Train and Educate Data Teams
It's crucial to educate your teams on the importance of data quality and its significant impact on business decisions, customer satisfaction, and overall revenue. By empowering data teams with the knowledge and skills necessary to manage high-quality data, you can minimize errors and drive organizational success.
Implement Data Profiling
Data profiling allows for a comprehensive review of the source data, enabling the identification of data quality issues like missing values, incorrect formatting, and outliers. You can leverage data profiling tools to identify and resolve data quality issues effortlessly.
Automate Data Quality Processes
Automating data quality processes, such as data cleansing and validation, is crucial as your organization grows and accumulates more data. Automated solutions continuously monitor data, identify inconsistencies, and enable you to take corrective actions in a timely manner. This not only improves efficiency and accuracy but also saves time and costs associated with manual data management.
Foster a Data Quality Culture
Promoting a data quality culture is crucial for effective data management. This involves cultivating a mindset where everyone values and owns data quality. Encouraging collaboration between teams to identify and address data quality issues will help create a shared responsibility for ensuring data accuracy across the organization.
Key Takeaways
This article has explored the various causes of bad data, including human errors, issues with improper data validation, a lack of data standards, and outdated data. You've also explored various methods for identifying and cleaning bad data and steps to prevent it.

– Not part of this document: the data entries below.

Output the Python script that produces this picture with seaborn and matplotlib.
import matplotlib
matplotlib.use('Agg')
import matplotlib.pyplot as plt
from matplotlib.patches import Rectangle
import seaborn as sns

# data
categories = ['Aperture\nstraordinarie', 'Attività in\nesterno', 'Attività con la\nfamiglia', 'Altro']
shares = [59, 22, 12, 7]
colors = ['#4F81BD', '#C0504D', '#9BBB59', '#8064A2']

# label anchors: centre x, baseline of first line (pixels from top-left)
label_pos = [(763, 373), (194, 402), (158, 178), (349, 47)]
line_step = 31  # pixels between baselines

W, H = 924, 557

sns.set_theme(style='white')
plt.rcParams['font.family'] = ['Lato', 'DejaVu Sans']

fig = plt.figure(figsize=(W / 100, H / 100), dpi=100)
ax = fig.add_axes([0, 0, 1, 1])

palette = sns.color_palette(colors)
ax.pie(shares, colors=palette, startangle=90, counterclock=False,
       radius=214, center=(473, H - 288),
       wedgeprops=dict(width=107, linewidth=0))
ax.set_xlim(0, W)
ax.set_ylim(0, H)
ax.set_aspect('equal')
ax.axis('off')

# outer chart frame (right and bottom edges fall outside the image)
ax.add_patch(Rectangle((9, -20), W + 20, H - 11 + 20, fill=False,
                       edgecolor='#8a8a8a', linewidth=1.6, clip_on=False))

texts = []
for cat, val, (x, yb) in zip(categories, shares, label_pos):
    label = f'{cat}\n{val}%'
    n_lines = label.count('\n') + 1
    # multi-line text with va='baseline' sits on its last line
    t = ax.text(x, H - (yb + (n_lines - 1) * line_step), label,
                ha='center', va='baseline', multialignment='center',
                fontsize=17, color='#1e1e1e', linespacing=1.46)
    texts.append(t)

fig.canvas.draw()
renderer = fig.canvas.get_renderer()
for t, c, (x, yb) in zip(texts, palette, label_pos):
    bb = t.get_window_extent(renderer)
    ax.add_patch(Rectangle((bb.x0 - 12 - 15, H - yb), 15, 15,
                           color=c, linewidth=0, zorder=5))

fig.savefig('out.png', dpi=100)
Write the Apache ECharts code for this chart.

By investing in data quality management practices, you can unlock the full potential of your data, driving better insights, improved decision-making, and enhanced business outcomes. However, data quality is ongoing and requires continuous monitoring and optimization to maintain high data standards.
FAQ’s
1. Which team should be responsible to clean and ensure no bad data is passed on?
The data management or data quality team should be responsible for cleaning and ensuring no bad data is passed on. They can implement data validation checks, perform data cleansing processes, and establish data quality standards to maintain clean and reliable data.
2. How do ETL tools manage bad data?
ETL (Extract, Transform, Load) tools can help manage bad data by providing data cleansing, transformation, and validation functionalities. These tools often include data profiling and data quality checks to identify and rectify bad data during the ETL process.
3. How to handle bad data when you integrate data from multiple sources?
When integrating data from multiple sources, it is essential to establish data mapping and transformation rules to ensure consistency and compatibility. Additionally, implementing data validation processes and performing data cleansing activities can help identify and resolve any bad data issues that may arise during the integration process.